Entries shown start

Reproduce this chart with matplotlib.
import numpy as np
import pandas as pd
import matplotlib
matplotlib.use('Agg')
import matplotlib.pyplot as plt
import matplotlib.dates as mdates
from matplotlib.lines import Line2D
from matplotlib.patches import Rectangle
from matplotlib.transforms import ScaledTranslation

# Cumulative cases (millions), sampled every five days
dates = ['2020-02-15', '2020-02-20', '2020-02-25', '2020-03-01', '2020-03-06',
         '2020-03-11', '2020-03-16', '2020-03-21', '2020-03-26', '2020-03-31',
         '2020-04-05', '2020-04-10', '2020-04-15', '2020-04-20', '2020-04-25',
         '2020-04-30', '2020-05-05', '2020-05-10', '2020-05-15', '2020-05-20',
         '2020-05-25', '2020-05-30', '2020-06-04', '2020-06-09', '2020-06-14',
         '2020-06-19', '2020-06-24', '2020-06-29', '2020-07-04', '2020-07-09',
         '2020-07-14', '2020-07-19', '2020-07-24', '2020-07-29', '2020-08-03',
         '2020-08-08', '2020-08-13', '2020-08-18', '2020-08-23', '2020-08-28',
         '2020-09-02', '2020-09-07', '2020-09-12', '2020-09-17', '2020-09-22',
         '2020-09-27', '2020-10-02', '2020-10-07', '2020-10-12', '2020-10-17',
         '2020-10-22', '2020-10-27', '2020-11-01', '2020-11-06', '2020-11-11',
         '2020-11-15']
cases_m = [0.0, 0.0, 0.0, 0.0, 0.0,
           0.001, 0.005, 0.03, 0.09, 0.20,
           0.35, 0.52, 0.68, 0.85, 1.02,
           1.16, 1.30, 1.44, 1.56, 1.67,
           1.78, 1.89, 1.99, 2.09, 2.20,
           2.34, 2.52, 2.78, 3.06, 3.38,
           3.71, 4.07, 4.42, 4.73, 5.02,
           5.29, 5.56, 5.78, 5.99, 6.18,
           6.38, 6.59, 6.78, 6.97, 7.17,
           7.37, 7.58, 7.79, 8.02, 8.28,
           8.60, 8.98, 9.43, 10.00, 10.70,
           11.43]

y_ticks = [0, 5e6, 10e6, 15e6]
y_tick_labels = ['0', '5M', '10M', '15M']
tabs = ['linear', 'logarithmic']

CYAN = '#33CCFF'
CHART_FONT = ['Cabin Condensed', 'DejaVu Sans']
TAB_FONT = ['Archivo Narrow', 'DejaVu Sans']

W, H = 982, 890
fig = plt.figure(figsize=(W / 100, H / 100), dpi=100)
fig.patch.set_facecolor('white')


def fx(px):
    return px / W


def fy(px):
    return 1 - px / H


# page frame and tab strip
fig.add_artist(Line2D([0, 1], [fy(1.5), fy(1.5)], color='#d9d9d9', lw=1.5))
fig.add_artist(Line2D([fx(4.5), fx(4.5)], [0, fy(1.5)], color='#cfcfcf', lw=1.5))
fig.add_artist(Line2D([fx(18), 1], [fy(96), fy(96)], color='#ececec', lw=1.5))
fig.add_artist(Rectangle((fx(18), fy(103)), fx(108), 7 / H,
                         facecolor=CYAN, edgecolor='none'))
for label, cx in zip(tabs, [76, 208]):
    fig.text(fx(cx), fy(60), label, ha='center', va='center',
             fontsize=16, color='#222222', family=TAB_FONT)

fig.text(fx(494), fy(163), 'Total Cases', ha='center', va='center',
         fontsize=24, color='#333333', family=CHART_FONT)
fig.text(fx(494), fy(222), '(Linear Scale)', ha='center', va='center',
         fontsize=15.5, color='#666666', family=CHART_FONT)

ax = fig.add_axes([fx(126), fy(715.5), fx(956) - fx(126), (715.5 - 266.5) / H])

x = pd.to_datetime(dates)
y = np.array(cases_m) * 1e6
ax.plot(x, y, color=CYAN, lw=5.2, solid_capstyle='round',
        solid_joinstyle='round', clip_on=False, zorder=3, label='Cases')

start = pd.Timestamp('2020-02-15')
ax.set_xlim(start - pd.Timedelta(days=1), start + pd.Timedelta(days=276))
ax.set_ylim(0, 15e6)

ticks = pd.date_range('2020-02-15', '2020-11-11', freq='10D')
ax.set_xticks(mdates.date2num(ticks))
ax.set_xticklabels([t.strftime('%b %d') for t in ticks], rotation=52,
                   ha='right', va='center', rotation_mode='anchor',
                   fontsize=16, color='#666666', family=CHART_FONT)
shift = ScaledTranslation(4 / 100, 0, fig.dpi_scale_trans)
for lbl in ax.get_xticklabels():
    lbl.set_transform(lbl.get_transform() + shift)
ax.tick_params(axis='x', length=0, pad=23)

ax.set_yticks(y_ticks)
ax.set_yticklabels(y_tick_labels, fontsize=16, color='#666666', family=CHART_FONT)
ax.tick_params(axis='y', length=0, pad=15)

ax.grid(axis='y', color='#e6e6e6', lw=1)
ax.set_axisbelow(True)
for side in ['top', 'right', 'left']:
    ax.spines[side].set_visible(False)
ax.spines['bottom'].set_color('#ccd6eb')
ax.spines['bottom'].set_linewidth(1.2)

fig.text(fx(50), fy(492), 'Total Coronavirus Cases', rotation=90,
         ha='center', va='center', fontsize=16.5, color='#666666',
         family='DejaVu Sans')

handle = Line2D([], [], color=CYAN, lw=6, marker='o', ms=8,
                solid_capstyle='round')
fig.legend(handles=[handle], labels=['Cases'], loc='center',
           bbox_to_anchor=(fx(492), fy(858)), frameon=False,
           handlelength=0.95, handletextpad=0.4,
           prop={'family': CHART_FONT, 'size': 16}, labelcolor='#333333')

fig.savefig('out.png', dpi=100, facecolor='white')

Entries shown end
Entries shown start

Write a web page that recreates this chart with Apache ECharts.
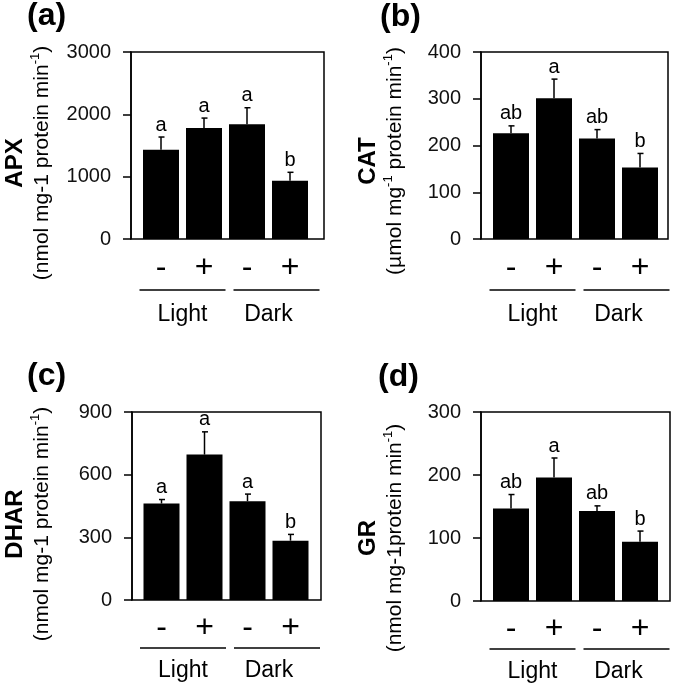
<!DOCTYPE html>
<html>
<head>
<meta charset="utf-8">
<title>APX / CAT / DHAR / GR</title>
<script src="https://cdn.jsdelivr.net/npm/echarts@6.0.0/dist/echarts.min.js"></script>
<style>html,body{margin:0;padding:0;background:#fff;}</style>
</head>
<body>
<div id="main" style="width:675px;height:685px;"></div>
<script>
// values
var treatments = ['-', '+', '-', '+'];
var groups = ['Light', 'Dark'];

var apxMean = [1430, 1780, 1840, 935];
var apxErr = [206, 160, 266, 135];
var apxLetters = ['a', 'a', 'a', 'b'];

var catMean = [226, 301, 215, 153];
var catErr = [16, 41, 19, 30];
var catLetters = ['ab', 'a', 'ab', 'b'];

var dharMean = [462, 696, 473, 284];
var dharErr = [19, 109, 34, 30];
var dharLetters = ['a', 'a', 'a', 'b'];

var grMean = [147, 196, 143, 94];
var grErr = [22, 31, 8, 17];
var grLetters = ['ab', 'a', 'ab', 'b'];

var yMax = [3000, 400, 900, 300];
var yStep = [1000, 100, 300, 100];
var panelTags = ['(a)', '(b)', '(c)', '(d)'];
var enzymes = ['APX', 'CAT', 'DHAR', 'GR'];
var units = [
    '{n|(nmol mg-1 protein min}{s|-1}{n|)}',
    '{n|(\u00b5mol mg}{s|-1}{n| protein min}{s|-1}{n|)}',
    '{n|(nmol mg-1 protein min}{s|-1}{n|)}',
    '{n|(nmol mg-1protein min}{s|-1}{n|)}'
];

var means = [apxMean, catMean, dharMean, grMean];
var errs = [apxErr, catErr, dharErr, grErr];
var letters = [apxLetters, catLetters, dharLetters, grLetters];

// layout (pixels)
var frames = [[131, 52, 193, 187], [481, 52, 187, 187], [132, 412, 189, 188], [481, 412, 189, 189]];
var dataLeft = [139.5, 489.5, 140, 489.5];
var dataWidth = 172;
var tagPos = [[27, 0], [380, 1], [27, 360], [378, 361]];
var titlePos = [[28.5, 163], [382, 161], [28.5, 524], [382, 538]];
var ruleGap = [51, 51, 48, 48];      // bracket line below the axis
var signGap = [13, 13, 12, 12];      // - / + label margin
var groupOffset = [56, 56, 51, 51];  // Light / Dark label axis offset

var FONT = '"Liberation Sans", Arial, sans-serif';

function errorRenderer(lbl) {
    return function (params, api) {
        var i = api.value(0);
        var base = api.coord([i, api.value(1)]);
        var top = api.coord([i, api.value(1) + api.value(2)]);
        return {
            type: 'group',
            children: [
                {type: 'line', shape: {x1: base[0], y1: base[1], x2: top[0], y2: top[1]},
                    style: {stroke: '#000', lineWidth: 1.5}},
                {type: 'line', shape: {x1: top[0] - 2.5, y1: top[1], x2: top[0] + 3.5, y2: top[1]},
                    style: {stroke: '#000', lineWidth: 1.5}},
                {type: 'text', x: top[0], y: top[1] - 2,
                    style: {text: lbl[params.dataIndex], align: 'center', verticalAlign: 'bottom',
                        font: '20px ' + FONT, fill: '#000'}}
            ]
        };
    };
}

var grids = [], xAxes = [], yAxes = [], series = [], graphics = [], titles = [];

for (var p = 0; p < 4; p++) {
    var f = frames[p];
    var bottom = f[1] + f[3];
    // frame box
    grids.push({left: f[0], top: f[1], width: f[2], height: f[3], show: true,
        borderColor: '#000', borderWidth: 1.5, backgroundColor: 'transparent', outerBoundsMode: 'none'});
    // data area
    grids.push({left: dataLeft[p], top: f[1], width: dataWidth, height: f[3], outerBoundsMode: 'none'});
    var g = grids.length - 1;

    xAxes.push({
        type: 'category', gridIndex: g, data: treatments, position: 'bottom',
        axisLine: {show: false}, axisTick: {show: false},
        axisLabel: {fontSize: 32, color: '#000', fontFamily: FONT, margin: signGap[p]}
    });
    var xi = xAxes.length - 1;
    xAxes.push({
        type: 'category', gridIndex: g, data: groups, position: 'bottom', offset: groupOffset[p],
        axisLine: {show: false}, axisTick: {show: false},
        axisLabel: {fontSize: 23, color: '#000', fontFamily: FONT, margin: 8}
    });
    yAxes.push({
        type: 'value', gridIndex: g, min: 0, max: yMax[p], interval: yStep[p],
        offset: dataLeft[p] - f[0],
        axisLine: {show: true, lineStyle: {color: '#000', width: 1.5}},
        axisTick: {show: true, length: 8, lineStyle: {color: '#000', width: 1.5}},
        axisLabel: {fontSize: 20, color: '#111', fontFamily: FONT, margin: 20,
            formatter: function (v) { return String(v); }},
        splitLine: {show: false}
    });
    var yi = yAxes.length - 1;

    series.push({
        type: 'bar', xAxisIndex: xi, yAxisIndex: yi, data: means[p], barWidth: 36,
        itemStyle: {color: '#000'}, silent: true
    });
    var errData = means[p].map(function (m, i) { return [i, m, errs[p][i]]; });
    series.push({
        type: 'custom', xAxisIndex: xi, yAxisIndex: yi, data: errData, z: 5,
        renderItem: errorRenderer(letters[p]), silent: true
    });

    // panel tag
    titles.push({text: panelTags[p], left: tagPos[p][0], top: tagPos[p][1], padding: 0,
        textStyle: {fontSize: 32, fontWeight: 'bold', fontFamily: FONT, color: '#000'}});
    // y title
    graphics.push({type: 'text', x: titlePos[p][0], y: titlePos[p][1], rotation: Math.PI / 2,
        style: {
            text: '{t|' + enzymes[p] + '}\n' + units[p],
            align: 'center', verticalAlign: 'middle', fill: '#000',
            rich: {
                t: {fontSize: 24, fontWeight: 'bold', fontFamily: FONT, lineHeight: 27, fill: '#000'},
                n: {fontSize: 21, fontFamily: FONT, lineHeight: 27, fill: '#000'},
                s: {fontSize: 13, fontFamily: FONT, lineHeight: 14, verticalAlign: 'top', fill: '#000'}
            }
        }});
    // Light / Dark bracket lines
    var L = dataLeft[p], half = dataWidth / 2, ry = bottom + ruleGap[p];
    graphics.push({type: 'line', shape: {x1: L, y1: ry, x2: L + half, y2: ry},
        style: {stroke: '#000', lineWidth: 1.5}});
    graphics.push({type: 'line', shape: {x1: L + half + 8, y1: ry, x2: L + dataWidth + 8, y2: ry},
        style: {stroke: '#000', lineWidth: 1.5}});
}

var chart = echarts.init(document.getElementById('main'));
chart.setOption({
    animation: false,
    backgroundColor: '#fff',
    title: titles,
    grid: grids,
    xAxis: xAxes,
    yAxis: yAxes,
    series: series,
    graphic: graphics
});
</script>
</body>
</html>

Entries shown end

Reproduce, exactly as written, the stretch of lines whose first line is the one with "Reproduce this chart with matplotlib." and whose last line is the one with "from matplotlib.transforms import".

### Written solution
Reproduce this chart with matplotlib.
import numpy as np
import pandas as pd
import matplotlib
matplotlib.use('Agg')
import matplotlib.pyplot as plt
import matplotlib.dates as mdates
from matplotlib.lines import Line2D
from matplotlib.patches import Rectangle
from matplotlib.transforms import ScaledTranslation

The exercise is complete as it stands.